> _WHAT THE EXERCISE ASKS_
Show all lines that include the string "matplotlib"; copy each one.

> _DATA SECTION_
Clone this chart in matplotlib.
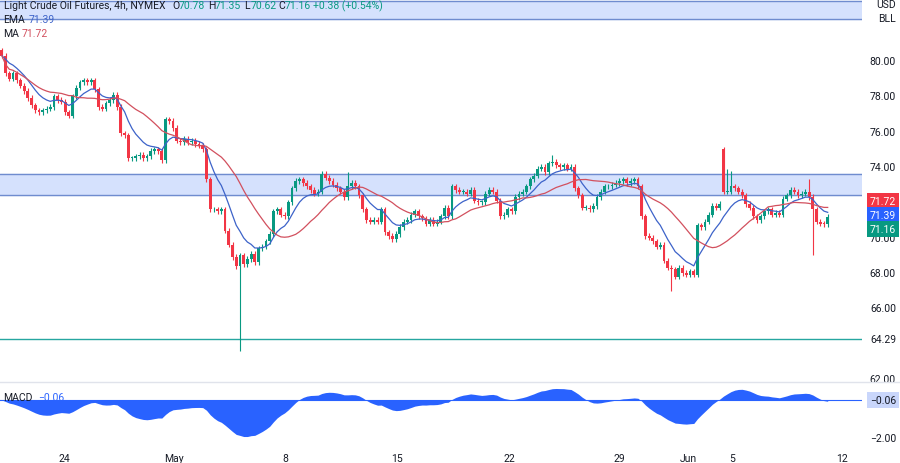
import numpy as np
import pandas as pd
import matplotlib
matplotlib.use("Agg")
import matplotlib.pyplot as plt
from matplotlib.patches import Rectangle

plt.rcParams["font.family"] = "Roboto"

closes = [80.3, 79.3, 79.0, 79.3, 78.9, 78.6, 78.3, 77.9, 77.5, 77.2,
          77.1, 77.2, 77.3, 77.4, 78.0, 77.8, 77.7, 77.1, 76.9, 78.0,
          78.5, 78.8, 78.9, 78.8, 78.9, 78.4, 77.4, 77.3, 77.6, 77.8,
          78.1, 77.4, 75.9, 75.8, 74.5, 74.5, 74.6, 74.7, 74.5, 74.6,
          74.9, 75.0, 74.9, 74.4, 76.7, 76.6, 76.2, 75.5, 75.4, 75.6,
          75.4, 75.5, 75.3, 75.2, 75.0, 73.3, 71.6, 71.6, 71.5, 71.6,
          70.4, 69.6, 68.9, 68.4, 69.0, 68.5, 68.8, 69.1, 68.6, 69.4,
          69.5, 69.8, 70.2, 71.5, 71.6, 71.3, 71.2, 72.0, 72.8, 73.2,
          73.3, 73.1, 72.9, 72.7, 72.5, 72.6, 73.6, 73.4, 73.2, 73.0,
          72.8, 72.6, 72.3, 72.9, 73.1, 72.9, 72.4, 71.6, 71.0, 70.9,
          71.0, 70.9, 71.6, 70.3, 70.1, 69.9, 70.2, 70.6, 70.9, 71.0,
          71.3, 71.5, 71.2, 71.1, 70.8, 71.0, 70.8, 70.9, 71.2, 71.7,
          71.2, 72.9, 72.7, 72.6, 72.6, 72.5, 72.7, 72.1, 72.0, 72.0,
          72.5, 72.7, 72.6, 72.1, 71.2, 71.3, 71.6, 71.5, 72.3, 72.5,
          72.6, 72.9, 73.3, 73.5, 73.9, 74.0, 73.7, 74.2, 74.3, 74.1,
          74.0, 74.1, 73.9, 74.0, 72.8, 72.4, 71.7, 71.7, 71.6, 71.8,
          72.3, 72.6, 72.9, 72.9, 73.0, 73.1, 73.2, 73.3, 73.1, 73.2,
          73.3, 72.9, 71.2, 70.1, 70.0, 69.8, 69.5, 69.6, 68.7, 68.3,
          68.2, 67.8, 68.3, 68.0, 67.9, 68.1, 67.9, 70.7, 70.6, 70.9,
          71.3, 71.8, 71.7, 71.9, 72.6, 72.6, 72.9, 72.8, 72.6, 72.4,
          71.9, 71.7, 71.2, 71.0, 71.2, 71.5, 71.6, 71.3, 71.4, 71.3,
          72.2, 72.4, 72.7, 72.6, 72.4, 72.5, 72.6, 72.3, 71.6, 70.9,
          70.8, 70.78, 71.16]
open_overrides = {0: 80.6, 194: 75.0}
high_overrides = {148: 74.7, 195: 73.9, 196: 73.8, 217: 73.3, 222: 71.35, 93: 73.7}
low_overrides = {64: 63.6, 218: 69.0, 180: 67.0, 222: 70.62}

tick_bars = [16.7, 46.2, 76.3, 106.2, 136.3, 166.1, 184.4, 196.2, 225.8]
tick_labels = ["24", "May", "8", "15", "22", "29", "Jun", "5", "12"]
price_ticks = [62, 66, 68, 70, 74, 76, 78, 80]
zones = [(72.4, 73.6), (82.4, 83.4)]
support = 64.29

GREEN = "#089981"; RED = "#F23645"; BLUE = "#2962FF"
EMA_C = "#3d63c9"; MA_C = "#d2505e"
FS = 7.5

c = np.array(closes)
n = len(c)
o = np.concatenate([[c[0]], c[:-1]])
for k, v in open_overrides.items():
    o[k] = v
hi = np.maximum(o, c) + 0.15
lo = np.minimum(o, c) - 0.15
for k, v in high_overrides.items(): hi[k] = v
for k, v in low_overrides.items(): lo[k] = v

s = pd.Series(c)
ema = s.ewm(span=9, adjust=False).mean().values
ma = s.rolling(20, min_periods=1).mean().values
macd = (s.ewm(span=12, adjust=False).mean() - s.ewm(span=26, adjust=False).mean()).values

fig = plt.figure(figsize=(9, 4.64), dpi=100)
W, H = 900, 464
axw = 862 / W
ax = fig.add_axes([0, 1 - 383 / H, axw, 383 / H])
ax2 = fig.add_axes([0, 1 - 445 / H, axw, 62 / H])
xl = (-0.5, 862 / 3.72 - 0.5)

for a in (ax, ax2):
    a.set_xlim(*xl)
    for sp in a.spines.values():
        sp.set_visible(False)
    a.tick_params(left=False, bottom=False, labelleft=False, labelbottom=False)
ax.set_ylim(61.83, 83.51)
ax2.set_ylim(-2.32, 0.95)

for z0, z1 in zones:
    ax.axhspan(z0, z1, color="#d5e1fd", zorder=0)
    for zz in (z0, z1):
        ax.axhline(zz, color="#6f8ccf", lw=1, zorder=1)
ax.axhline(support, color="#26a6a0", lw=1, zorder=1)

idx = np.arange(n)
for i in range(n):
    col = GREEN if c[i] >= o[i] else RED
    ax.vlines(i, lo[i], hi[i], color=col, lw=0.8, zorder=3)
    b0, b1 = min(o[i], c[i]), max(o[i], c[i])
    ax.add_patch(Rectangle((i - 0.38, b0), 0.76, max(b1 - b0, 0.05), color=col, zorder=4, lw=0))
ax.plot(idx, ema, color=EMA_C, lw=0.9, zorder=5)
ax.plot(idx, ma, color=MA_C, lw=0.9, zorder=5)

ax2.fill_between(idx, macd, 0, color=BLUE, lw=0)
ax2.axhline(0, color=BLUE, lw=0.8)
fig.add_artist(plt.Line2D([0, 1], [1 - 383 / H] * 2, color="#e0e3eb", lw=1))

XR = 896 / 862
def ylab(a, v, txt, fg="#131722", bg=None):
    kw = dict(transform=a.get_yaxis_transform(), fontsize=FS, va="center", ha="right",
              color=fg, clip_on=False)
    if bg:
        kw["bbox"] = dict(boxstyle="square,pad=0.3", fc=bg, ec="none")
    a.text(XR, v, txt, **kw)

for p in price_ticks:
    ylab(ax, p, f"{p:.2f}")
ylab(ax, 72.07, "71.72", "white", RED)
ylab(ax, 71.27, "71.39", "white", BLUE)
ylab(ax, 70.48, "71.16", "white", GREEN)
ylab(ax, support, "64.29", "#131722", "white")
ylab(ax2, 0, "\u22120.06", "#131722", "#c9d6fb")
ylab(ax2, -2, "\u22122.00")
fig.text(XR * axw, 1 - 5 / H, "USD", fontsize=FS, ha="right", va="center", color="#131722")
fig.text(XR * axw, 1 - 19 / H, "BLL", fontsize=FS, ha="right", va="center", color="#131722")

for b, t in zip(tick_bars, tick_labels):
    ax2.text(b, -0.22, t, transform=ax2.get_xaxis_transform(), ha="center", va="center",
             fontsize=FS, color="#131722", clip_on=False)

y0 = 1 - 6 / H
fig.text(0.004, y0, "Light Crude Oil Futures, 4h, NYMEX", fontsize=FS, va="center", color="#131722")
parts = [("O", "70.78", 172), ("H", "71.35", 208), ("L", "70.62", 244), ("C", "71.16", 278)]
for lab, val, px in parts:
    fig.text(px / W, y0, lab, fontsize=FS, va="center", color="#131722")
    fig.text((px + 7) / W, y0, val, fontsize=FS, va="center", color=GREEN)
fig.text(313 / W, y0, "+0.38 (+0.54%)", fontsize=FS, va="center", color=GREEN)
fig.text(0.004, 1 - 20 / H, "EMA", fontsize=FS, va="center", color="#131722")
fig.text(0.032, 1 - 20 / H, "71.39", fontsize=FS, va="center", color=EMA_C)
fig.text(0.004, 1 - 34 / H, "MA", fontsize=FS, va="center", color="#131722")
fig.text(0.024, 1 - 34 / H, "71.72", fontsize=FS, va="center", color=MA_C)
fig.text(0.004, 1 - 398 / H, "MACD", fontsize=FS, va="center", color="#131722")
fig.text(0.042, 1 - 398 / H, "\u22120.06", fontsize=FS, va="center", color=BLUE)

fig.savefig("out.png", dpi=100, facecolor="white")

> _OUTPUT_
Clone this chart in matplotlib.
import matplotlib
matplotlib.use("Agg")
import matplotlib.pyplot as plt
from matplotlib.patches import Rectangle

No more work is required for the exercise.